Succede che sta per finire agosto e se c’è una cosa della quale posso veramente ritenermi soddisfatta, fino ad oggi che è il ventisette, é che non c’è un giorno di questo corrente mese che mi sia sfuggito qualcosa. Qualcosa che non riesca a farmi tornare a mente. Ricordo quasi tutto, o perlomeno una gran parte delle cose che sono accadute negli scorsi ventisei giorni. Per esempio un giorno sono stata al mare non lontano da dove abito e tirava tanto di quel vento che si stava meglio in acqua che fuori. Poi dal giorno dopo era come se fosse arrivato l’autunno, come se il vento avesse portato via lo scirocco stesso, ecco, questa cosa qui è accaduta l’undici di agosto.
Poi il ventitré, invece, alle tre di mattina, seduti sul marciapiede ancora umido di pioggia, a gambe incrociate mangiavamo un cornetto con -No. -No è un mio amico notturno come me, mi verrebbe da dire, o forse sono io che mi sono adattata bene al buio con lui che non ha sonno. Con -No, trattino enne o, a volte passeggiamo per le vie con le case basse o la costa fino a che l’orologio del campanile batte le tre o le quattro. Due volte è successo addirittura di arrivare alle cinque, fortuna che inizio a lavorare nel pomeriggio, io.
Si va al mare se non c’è vento, oppure si sale verso la parte alta del paese a cercare alberi da frutta o cespugli con more selvatiche, si parla poco, spesso solo di cose accadute o che vorremmo accadessero. Di libri, film, viaggi e quasi mai di persone attorno a noi. Niente ragionamenti filo-filosofici, cinismi, giri di parole che di solito vengono a galla dopo una giornata passata tra la gente, quando si vuole dire tutto come lo si pensa e avere pure ragione. Niente sfide su chi ne sa di più, con -No. Io gli dico È perché non sei capace di lamentarti, tu. E -No ride, allarga le braccia o alza le spalle. Che bello.
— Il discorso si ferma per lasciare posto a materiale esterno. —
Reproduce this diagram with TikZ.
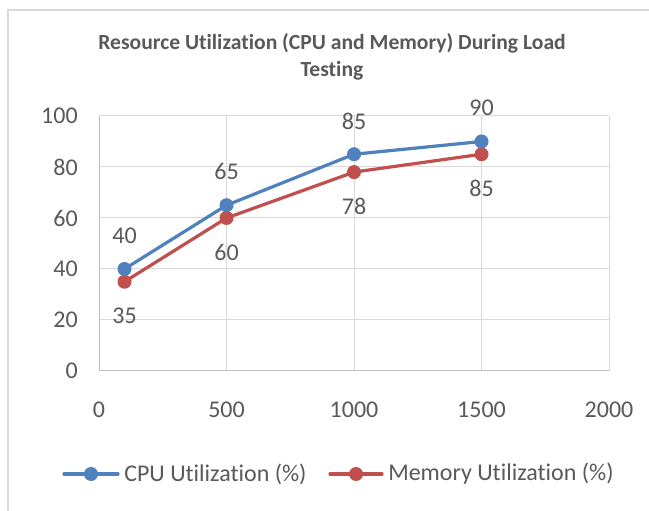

Poi certe notti capita che porto giù qualcosa da mangiare, da casa, allora ci si siede e si mangia uva, pesche e frutta che si sbuccia, albicocche, quando c’erano.
Non ricordo una sera, con -No, senza frutta.

Ne ricordo molte invece in cui guardiamo tornare i reduci delle serate nei locali e discoteche. E noi sulla panchina ad accumulare noccioli, bucce e ore di sonno perso, da smaltire dormendo due ore in più la mattina. Non si discute, con lui, che ad Agosto sia più bella ed efficace la notte rispetto le mattine afose e affollate di turisti. Poi mi sono abituata a leggere, disegnare o tradurre mentre fuori è buio e a casa tutti dormono, il fatto che non ci sia nessuno sveglio attorno mi da una sensazione di tempo guadagnato che a spiegarla parole, perdo solo tempo, qui.